WHAT THE EXERCISE ASKS:
Return each line of the data below verbatim; pictures are to be left out.

GIVEN INFORMATION:
====================

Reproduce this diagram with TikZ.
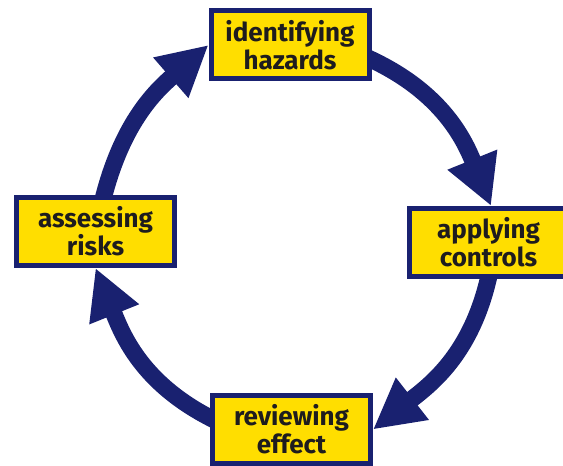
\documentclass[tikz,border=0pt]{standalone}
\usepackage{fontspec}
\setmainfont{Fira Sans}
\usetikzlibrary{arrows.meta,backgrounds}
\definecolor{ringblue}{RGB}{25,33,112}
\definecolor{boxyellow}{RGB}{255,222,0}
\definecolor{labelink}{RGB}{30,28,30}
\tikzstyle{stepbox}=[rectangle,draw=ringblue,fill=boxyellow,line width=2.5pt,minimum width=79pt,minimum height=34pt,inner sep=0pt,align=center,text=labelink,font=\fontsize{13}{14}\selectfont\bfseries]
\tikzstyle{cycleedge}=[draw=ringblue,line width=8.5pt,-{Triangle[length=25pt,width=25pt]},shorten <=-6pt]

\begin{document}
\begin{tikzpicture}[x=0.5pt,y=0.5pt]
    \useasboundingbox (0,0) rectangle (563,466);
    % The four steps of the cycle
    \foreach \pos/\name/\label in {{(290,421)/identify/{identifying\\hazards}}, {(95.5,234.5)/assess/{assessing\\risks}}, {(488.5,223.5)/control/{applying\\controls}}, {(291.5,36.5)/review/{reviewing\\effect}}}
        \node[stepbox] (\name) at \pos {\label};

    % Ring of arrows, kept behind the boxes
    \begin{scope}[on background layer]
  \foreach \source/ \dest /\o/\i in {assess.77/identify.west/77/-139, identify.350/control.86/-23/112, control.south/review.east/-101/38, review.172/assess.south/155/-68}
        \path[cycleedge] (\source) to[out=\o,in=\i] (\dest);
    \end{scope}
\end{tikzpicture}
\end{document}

====================

CORRECT RESULT:
Reproduce this diagram with TikZ.
\documentclass[tikz,border=0pt]{standalone}
\usepackage{fontspec}
\setmainfont{Fira Sans}
\usetikzlibrary{arrows.meta,backgrounds}
\definecolor{ringblue}{RGB}{25,33,112}
\definecolor{boxyellow}{RGB}{255,222,0}
\definecolor{labelink}{RGB}{30,28,30}
\tikzstyle{stepbox}=[rectangle,draw=ringblue,fill=boxyellow,line width=2.5pt,minimum width=79pt,minimum height=34pt,inner sep=0pt,align=center,text=labelink,font=\fontsize{13}{14}\selectfont\bfseries]
\tikzstyle{cycleedge}=[draw=ringblue,line width=8.5pt,-{Triangle[length=25pt,width=25pt]},shorten <=-6pt]

\begin{document}
\begin{tikzpicture}[x=0.5pt,y=0.5pt]
    \useasboundingbox (0,0) rectangle (563,466);
    % The four steps of the cycle
    \foreach \pos/\name/\label in {{(290,421)/identify/{identifying\\hazards}}, {(95.5,234.5)/assess/{assessing\\risks}}, {(488.5,223.5)/control/{applying\\controls}}, {(291.5,36.5)/review/{reviewing\\effect}}}
        \node[stepbox] (\name) at \pos {\label};

    % Ring of arrows, kept behind the boxes
    \begin{scope}[on background layer]
  \foreach \source/ \dest /\o/\i in {assess.77/identify.west/77/-139, identify.350/control.86/-23/112, control.south/review.east/-101/38, review.172/assess.south/155/-68}
        \path[cycleedge] (\source) to[out=\o,in=\i] (\dest);
    \end{scope}
\end{tikzpicture}
\end{document}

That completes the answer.